The access logs told the truth. Someone had read more data than they should have, and the audit trail was too thin to prove exactly what. That’s when the team decided to build a new layer of defense: differential privacy wrapped around AWS S3 read-only roles.
Data stored in S3 is rarely just static text or files. It can hold sensitive customer records, transaction logs, model training data. AWS S3 read-only roles are often used to let analysts, engineers, and external tools fetch the data without risk of writes or deletes. But read-only is not safe by default. One query could still reveal identifiers, trends, or private information.
Differential privacy changes the rules. It injects statistical noise into queries so no single record can be singled out. Paired with S3 read-only IAM roles, it means you can allow access while controlling the privacy budget of your dataset. This approach keeps data usable while keeping individual rows safe from exposure.

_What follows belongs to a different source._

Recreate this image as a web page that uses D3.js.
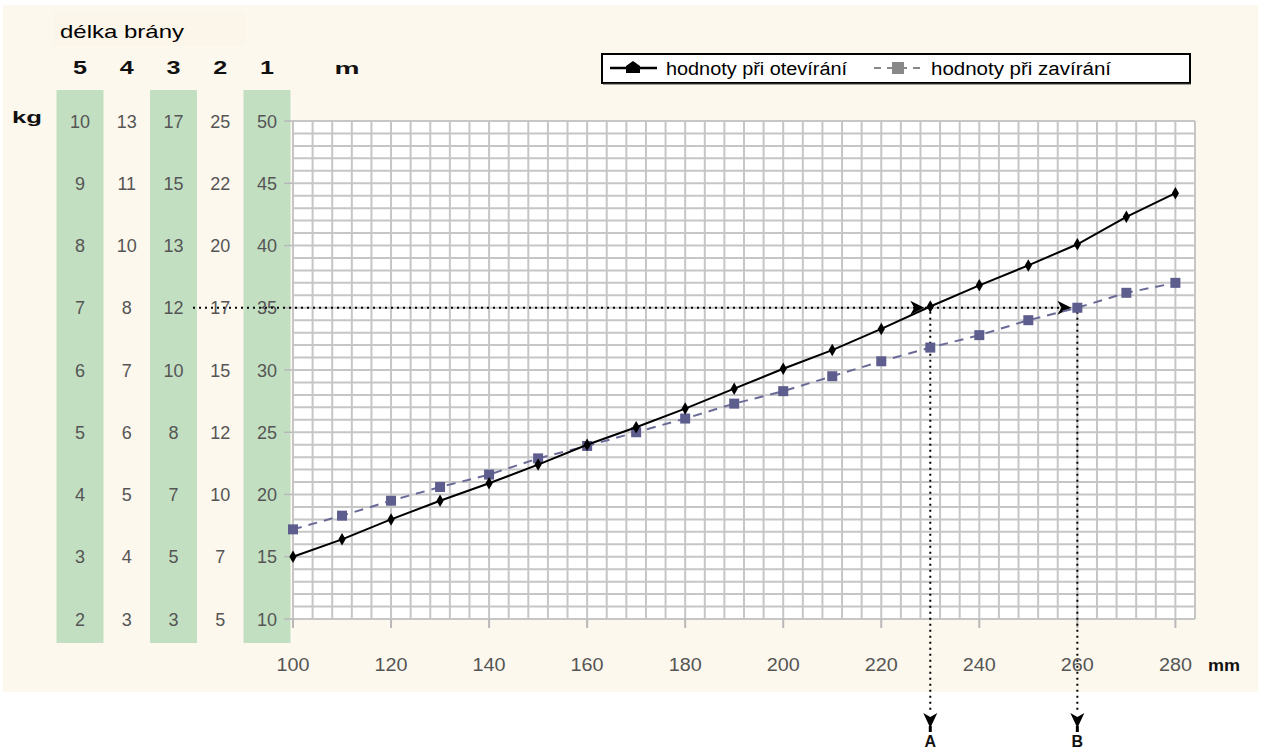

The workflow starts with defining the IAM read-only role in AWS Identity and Access Management. Use the AmazonS3ReadOnlyAccess policy or limit access to specific buckets and prefixes with explicit allow rules. For tighter control, add conditions for allowed IP ranges and MFA requirements. This ensures only trusted paths lead to your storage.
Next, insert a layer—often a Lambda function or a containerized service—that intercepts queries or file requests. This layer applies differential privacy before the data ever reaches the requester. The algorithm might be Laplace or Gaussian, depending on whether counts or sums are the output. This setup lets you monitor the privacy budget and cut off access if thresholds are exceeded.